ANATOMIE D’UNE CHUTE

ANATOMIE D’UNE CHUTE

Justine Triet, 2023

LE COMMENTAIRE

Après une vie à affronter la pénibilité du jugement d’autrui au quotidien, on pourrait s’estimer prêt·e à affronter le tribunal – le vrai. Rien ne prépare cependant à devoir faire face à son propre jugement. Lors de ce moment dernier où l’on se retrouve seul·e avec soi-même.

LE PITCH

Une femme est accusée d’avoir tué son mari.

LE RÉSUMÉ

Sandra (Sandra Hüller) est romancière. Elle accueille une étudiante (Camille Rutherford) venue l’interviewer pour parler de son travail. À l’étage, Samuel (Samuel Theis), le mari de Sandra, fait des travaux dans le chalet. Il monte volontairement le volume d’une version rappelant P.I.M.P. de Fifty Cent.

Ça devient difficile là….

Sandra, agacée, ajourne l’interview. L’étudiante s’en va.

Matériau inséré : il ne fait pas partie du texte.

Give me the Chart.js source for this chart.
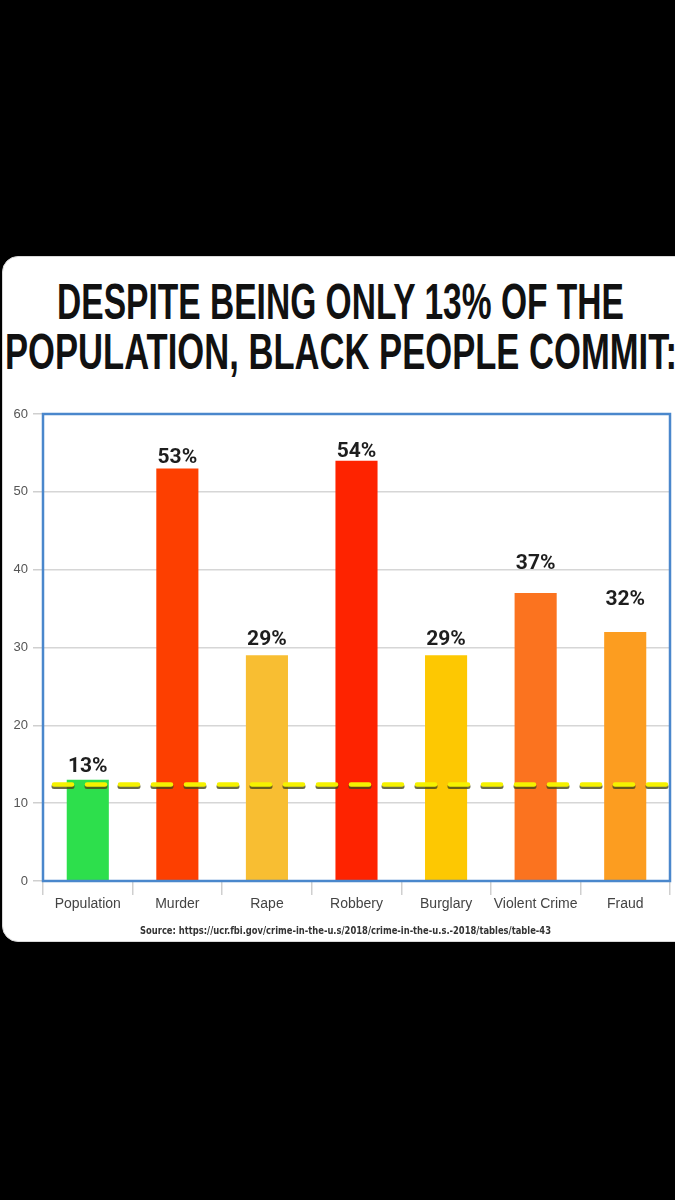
<!DOCTYPE html>
<html>
<head>
<meta charset="utf-8">
<script src="https://cdn.jsdelivr.net/npm/chart.js@4.4.1/dist/chart.umd.min.js"></script>
<style>
  html, body { margin:0; padding:0; background:#000; width:675px; height:1200px; overflow:hidden; }
  #card { position:absolute; left:2px; top:256px; width:690px; height:686px; background:#fff;
          border:1px solid #d8d8d8; border-radius:16px; box-sizing:border-box; }
  .title { position:absolute; left:0; white-space:nowrap; font-family:"Liberation Sans Narrow", "Liberation Sans", sans-serif;
           font-weight:bold; font-size:50px; line-height:50px; color:#111; transform-origin:0 0; }
  #src { position:absolute; white-space:nowrap; font-family:"DejaVu Sans Condensed", "DejaVu Sans", sans-serif;
         font-weight:bold; font-size:10px; line-height:12px; color:#333; transform-origin:0 0; }
  #wrap { position:absolute; left:0; top:400px; width:675px; height:545px; }
</style>
</head>
<body>
<div id="card"></div>
<div class="title" id="t1">DESPITE BEING ONLY 13% OF THE</div>
<div class="title" id="t2">POPULATION, BLACK PEOPLE COMMIT:</div>
<div id="wrap"><canvas id="c" width="675" height="545"></canvas></div>
<div id="src">Source: https://ucr.fbi.gov/crime-in-the-u.s/2018/crime-in-the-u.s.-2018/tables/table-43</div>
<script>
// ---- data ----
const categories = ["Population", "Murder", "Rape", "Robbery", "Burglary", "Violent Crime", "Fraud"];
const values = [13, 53, 29, 54, 29, 37, 32];
const valueLabels = ["13%", "53%", "29%", "54%", "29%", "37%", "32%"];
const barColors = ["#2ddf4c", "#fd3f00", "#f8be32", "#fe2300", "#fdc802", "#fb731f", "#fc9d20"];
const referenceLine = 12.4;
const yTicks = [0, 10, 20, 30, 40, 50, 60];
// label lift above bar (style only)
const labelLift = [8, 5, 10, 4, 10, 24, 27];

function fit(id, left, top, width) {
  const el = document.getElementById(id);
  const w = el.getBoundingClientRect().width;
  el.style.left = left + "px";
  el.style.top = top + "px";
  el.style.transform = "scaleX(" + (width / w) + ")";
}
fit("t1", 57, 277, 567);
fit("t2", 5, 327, 672);
fit("src", 140, 925, 411);

const overlay = {
  id: "overlay",
  afterDatasetsDraw(chart) {
    const ctx = chart.ctx, a = chart.chartArea, y = chart.scales.y;
    ctx.save();
    ctx.strokeStyle = "#4a87cc";
    ctx.lineWidth = 2.5;
    ctx.strokeRect(a.left, a.top, a.right - a.left, a.bottom - a.top);
    const ry = y.getPixelForValue(referenceLine);
    ctx.setLineDash([18, 15]);
    ctx.lineCap = "round";
    ctx.lineWidth = 5;
    ctx.strokeStyle = "rgba(70,70,25,0.8)";
    ctx.beginPath(); ctx.moveTo(a.left + 11, ry + 2); ctx.lineTo(a.right - 4, ry + 2); ctx.stroke();
    ctx.lineWidth = 4.5;
    ctx.strokeStyle = "#f5f200";
    ctx.beginPath(); ctx.moveTo(a.left + 11, ry); ctx.lineTo(a.right - 4, ry); ctx.stroke();
    ctx.setLineDash([]);
    const meta = chart.getDatasetMeta(0);
    ctx.fillStyle = "#1e1e1e";
    ctx.font = "bold 21px Roboto, 'Liberation Sans', sans-serif";
    ctx.textAlign = "center";
    ctx.textBaseline = "alphabetic";
    meta.data.forEach((bar, i) => {
      ctx.fillText(valueLabels[i], bar.x, bar.y - labelLift[i]);
    });
    ctx.restore();
  }
};

new Chart(document.getElementById("c"), {
  type: "bar",
  data: {
    labels: categories,
    datasets: [{ data: values, backgroundColor: barColors, borderWidth: 0,
                 barPercentage: 0.47, categoryPercentage: 1 }]
  },
  options: {
    responsive: false,
    animation: false,
    events: [],
    layout: { padding: { top: 14, right: 5, bottom: 24, left: 0 } },
    plugins: { legend: { display: false }, tooltip: { enabled: false } },
    scales: {
      x: {
        offset: true,
        grid: { offset: true, drawOnChartArea: false, drawTicks: true, tickLength: 14, color: "#cfcfcf", lineWidth: 1.5 },
        border: { display: false },
        ticks: { color: "#444", padding: 1, maxRotation: 0, minRotation: 0, autoSkip: false,
                 font: { family: "'Liberation Sans Narrow', 'Liberation Sans', sans-serif", size: 14 } },
        afterFit(s) { s.height = 40; }
      },
      y: {
        min: 0, max: 60,
        afterBuildTicks(s) { s.ticks = yTicks.map(v => ({ value: v })); },
        grid: { color: "#d6d6d6", lineWidth: 1.5, tickLength: 10, tickColor: "#cfcfcf" },
        border: { display: false },
        ticks: { color: "#555", padding: 5, font: { family: "'Liberation Sans Narrow', 'Liberation Sans', sans-serif", size: 13 } },
        afterFit(s) { s.width = 43; }
      }
    }
  },
  plugins: [overlay]
});
</script>
</body>
</html>
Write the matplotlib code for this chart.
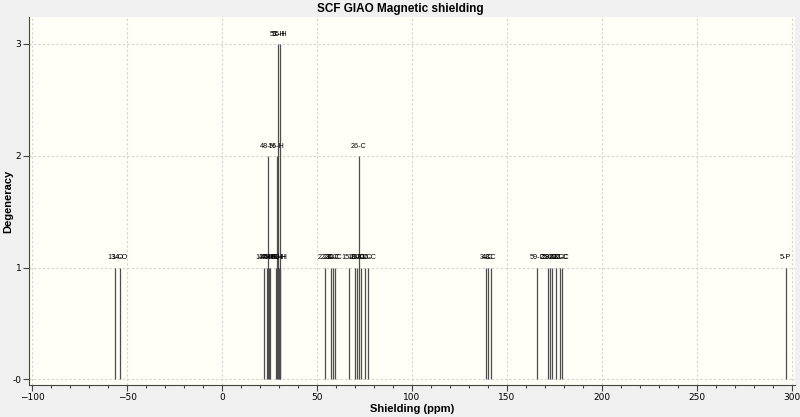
import matplotlib
matplotlib.use("Agg")
import matplotlib.pyplot as plt
from matplotlib.ticker import MultipleLocator, FixedLocator

# Data
shielding = [-56.3, -53.8,
             21.9, 23.7, 24.0, 24.6, 25.2, 28.3, 28.7, 29.3, 29.8, 30.3, 30.6,
             54.4, 57.2, 58.2, 59.4, 67.0, 70.0, 71.0, 72.0, 73.0, 75.2, 77.0,
             139.0, 140.0, 141.4,
             166.0, 171.6, 172.5, 173.8, 176.0, 178.0, 178.8,
             296.7]
degeneracy = [1, 1,
              1, 1, 2, 1, 1, 1, 2, 3, 1, 3, 1,
              1, 1, 1, 1, 1, 1, 1, 2, 1, 1, 1,
              1, 1, 1,
              1, 1, 1, 1, 1, 1, 1,
              1]
atom_labels = ["13-O", "14-O",
               "12-H", "47-H", "48-H", "45-H", "46-H", "50-H", "56-H", "53-H", "51-H", "55-H", "49-H",
               "22-C", "23-C", "24-C", "21-C", "15-C", "18-C", "19-C", "26-C", "17-C", "20-C", "16-C",
               "3-C", "4-C", "2-C",
               "59-C", "25-C", "28-C", "30-C", "29-C", "27-C", "31-C",
               "5-P"]

x_ticks = [-100, -50, 0, 50, 100, 150, 200, 250, 300]
y_ticks = [0, 1, 2, 3]
y_tick_labels = ["-0", "1", "2", "3"]

fig = plt.figure(figsize=(8, 4.17), dpi=100, facecolor="#f0f0f0")
ax = fig.add_axes([29/800, (417-385)/417, (795-29)/800, (385-17)/417])
ax.set_facecolor("#fffff7")

ax.vlines(shielding, 0, degeneracy, colors="#4d4d4d", linewidth=0.9, zorder=3)
for x, d, lab in zip(shielding, degeneracy, atom_labels):
    ax.text(x, d + 0.055, lab, ha="center", va="bottom", fontsize=5.2,
            family="Liberation Sans", color="black", zorder=4)

ax.set_xlim(-101.7, 301.7)
ax.set_ylim(-0.05, 3.24)
ax.xaxis.set_major_locator(FixedLocator(x_ticks))
ax.xaxis.set_minor_locator(MultipleLocator(10))
ax.yaxis.set_major_locator(FixedLocator(y_ticks))
ax.set_yticklabels(y_tick_labels)

ax.grid(True, which="major", linestyle=(0, (2, 2)), color="#d2d2d2", linewidth=0.8, zorder=0)
ax.set_axisbelow(True)

for s in ["top", "right"]:
    ax.spines[s].set_visible(False)
for s in ["left", "bottom"]:
    ax.spines[s].set_color("#444444")
    ax.spines[s].set_linewidth(0.8)

ax.tick_params(axis="both", which="major", labelsize=6.5, length=4, width=0.8, color="#444444", pad=1.5)
ax.tick_params(axis="x", which="minor", length=2.5, width=0.8, color="#444444")

ax.set_xlabel("Shielding (ppm)", fontsize=8, fontweight="bold", family="Liberation Sans")
ax.set_ylabel("Degeneracy", fontsize=8, fontweight="bold", family="Liberation Sans")
ax.xaxis.set_label_coords(0.5, (385-404)/368)
ax.yaxis.set_label_coords((13-29)/766, 0.5)
fig.text(0.5, 1 - 9/417, "SCF GIAO Magnetic shielding", ha="center", va="center",
         fontsize=8.5, fontweight="bold", family="Liberation Sans")

fig.savefig("out.png", dpi=100, facecolor=fig.get_facecolor())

Daniel (Milo Machado Graner), leur fils malvoyant depuis un accident à l’âge de quatre ans, sort son chien Snoop. Lorsqu’il revient au chalet, son père git au sol.

Sandra contacte son avocat, Vincent (Swann Arlaud). Quatre scénarios sont considérés :

  • Accident
  • Meurtre commis par un tiers
  • Meurtre commis par Sandra
  • Suicide

L’autopsie conclut que la lésion aurait été créée antérieurement au choc avec le sol. Sandra est inculpée. Elle affirme pourtant qu’elle dormait au moment du drame.

Je ne l’ai pas tué!

Ce n’est pas la question…

Je pense qu’il est tombé.

Personne ne le croira.

Vincent se repose sur la présomption d’innocence et va défendre la thèse du suicide de Samuel.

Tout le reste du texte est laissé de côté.